Alternatively, an issue can be too complex and participants might need more time to resolve it than the allotted time, or don’t have access to specific tools to tackle the problem. In this case, it might be practical moving the conversation to another time, or asking relevant attendees to collaborate online after the meeting.
Define the start and end time
Setting time limits prevents meetings from taking longer than necessary. The more time participants spend in meetings, the less time they have to invest in their work. The meeting organizer should review the issues to be discussed and allot time accordingly. Any unresolved matters can be addressed online or in a follow-up meeting.
Summary of Meeting Minutes
After the end of a meeting, key takeaways should be summarized to highlight the event’s value. A quick recap of important points, no matter how brief, helps keep participants’ minds fresh. It should also address the actions needed to be taken to solve an issue. By reminding all attendees about the discussed matters, a short summary ensures that they will take the next steps required.
It would take a lot of time if you are taking minutes manually; with a digital tool like Notiv you can record meetings from start to finish, while focusing on the conversation and people you are dealing with. Notiv is a complete meeting solution with various useful features that cater to all your needs. It automatically records, transcribes, and analyzes your meetings and calls, and delivers highlights, summary suggestions, and action items.

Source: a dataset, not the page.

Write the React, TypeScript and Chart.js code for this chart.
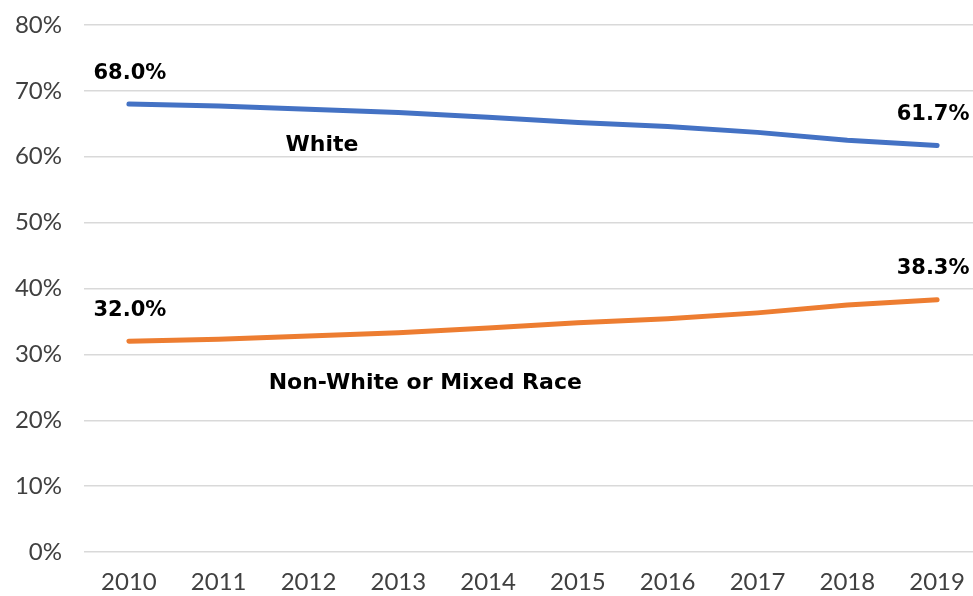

It works well even for people with accents and offers accurate meeting transcriptions.
Notiv easily integrates with your calendar and other external apps, joining meetings/calls automatically. It works with the most popular video conferencing software like Google Meet and Zoom, but also connects to other tools.
The Bottom Line
The tips explored above will help employees to prepare in advance and to keep the discussions relevant for a meaningful meeting. Taking note of important action points is important when figuring out next steps. Improving meetings in this way can reduce wasted time and ensure that employees remain focused on their work. Companies also benefit from proper planning and the implementation of a more structured approach to office meetings.
Too many meetings can be detrimental to office culture, but the right amount of meetings done properly can keep a team working in harmony to a shared goal.